#### DIRECTION
Retype the stretch of lines that starts at the line containing "What TikZ code" and ends at the line containing "(#1) at (#2+2.5,#3+2.5)", inclusive. Do not include pictures.

#### PROVIDED RECORDS
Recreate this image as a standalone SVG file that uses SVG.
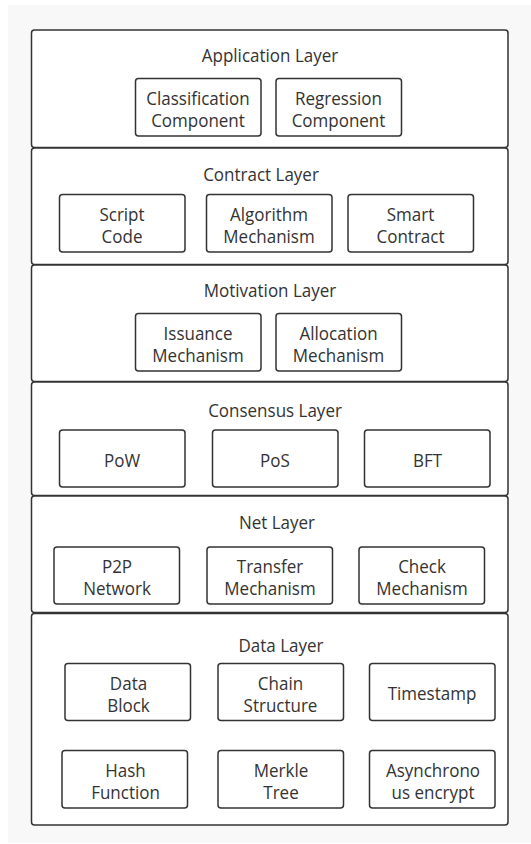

---

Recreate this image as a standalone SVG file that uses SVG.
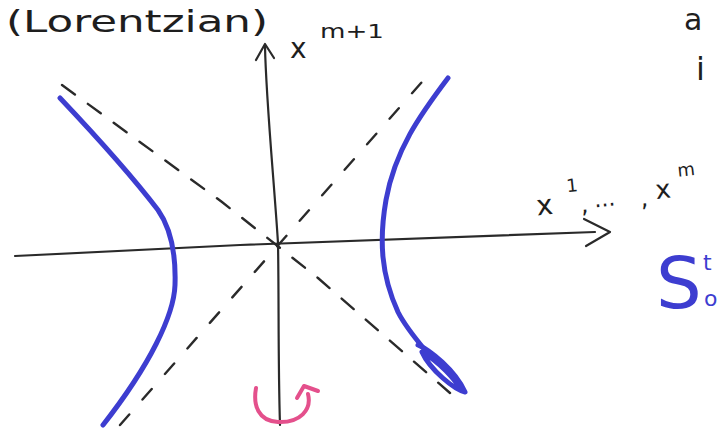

==

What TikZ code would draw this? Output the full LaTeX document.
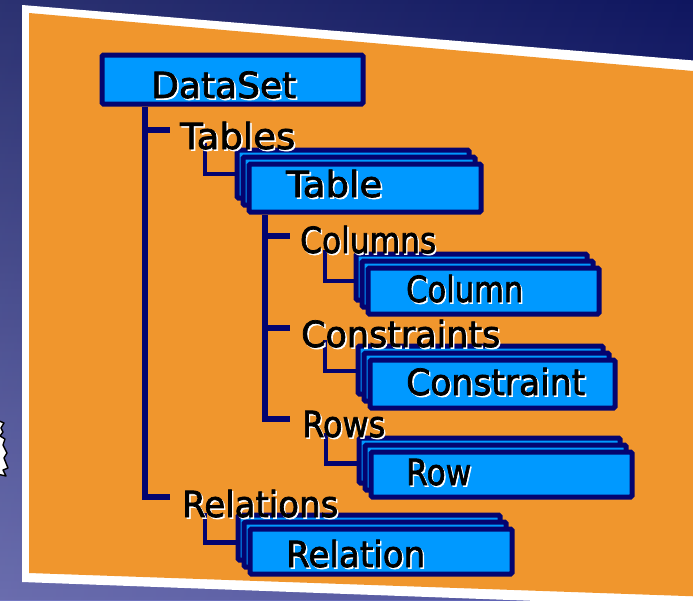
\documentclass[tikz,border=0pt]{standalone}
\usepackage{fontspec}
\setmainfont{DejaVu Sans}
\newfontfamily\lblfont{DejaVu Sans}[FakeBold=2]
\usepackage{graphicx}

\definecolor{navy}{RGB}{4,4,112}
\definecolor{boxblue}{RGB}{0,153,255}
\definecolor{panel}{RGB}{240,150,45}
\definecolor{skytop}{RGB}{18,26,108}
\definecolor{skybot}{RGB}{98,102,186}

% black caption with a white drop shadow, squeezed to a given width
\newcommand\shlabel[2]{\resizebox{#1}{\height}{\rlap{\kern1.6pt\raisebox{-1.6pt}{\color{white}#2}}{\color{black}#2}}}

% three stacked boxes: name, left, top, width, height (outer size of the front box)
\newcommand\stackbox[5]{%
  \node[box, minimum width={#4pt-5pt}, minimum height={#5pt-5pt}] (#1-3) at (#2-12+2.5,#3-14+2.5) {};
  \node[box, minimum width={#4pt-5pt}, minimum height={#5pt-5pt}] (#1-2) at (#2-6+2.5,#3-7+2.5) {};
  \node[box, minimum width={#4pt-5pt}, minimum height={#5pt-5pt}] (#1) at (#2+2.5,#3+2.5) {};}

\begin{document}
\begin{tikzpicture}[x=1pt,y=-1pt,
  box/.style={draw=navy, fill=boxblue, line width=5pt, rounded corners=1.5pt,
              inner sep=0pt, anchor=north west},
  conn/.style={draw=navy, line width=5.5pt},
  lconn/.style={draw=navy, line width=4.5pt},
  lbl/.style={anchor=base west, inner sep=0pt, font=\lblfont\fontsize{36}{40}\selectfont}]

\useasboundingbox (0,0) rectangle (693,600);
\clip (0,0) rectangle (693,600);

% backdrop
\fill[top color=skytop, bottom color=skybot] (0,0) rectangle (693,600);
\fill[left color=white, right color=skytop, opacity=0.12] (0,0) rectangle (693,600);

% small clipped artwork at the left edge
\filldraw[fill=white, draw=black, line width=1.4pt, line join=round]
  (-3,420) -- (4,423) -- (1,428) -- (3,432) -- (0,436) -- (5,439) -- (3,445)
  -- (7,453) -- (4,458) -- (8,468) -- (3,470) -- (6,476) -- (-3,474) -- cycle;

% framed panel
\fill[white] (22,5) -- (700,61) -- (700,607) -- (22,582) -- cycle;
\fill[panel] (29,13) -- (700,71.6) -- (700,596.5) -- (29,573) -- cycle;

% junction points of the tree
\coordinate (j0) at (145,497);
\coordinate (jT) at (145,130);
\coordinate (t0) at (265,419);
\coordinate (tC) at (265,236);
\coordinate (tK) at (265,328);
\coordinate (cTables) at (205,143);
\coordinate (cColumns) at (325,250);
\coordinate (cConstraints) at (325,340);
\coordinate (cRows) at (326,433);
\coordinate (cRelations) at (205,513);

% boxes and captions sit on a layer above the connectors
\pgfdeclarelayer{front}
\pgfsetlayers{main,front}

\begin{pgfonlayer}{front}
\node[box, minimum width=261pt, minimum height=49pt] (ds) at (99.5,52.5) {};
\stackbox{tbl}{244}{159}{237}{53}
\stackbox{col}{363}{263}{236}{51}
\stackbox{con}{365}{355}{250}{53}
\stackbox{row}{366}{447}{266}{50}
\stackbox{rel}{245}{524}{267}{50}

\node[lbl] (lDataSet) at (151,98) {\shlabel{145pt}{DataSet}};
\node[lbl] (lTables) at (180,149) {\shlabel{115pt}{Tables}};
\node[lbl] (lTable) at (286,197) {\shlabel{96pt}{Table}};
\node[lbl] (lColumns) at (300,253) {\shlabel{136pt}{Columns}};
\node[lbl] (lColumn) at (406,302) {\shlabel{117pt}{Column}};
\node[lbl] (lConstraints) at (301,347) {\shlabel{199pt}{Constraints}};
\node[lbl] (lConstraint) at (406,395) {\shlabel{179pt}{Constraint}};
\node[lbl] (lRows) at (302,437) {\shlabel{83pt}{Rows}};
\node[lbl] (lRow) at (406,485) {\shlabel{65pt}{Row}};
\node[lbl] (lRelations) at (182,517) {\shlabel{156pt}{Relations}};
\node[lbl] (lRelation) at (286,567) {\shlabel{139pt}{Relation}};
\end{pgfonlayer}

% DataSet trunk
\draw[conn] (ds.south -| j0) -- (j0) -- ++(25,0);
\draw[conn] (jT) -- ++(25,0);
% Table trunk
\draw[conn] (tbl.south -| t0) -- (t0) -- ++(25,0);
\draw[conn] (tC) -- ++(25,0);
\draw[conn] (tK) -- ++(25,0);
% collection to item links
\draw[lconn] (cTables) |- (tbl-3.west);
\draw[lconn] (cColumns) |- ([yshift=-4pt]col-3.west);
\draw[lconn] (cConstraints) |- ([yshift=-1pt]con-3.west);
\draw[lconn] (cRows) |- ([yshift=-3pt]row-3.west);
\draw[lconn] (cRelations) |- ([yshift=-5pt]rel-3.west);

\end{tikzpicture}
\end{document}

#### TASK RESPONSE
What TikZ code would draw this? Output the full LaTeX document.
\documentclass[tikz,border=0pt]{standalone}
\usepackage{fontspec}
\setmainfont{DejaVu Sans}
\newfontfamily\lblfont{DejaVu Sans}[FakeBold=2]
\usepackage{graphicx}

\definecolor{navy}{RGB}{4,4,112}
\definecolor{boxblue}{RGB}{0,153,255}
\definecolor{panel}{RGB}{240,150,45}
\definecolor{skytop}{RGB}{18,26,108}
\definecolor{skybot}{RGB}{98,102,186}

% black caption with a white drop shadow, squeezed to a given width
\newcommand\shlabel[2]{\resizebox{#1}{\height}{\rlap{\kern1.6pt\raisebox{-1.6pt}{\color{white}#2}}{\color{black}#2}}}

% three stacked boxes: name, left, top, width, height (outer size of the front box)
\newcommand\stackbox[5]{%
  \node[box, minimum width={#4pt-5pt}, minimum height={#5pt-5pt}] (#1-3) at (#2-12+2.5,#3-14+2.5) {};
  \node[box, minimum width={#4pt-5pt}, minimum height={#5pt-5pt}] (#1-2) at (#2-6+2.5,#3-7+2.5) {};
  \node[box, minimum width={#4pt-5pt}, minimum height={#5pt-5pt}] (#1) at (#2+2.5,#3+2.5) {};}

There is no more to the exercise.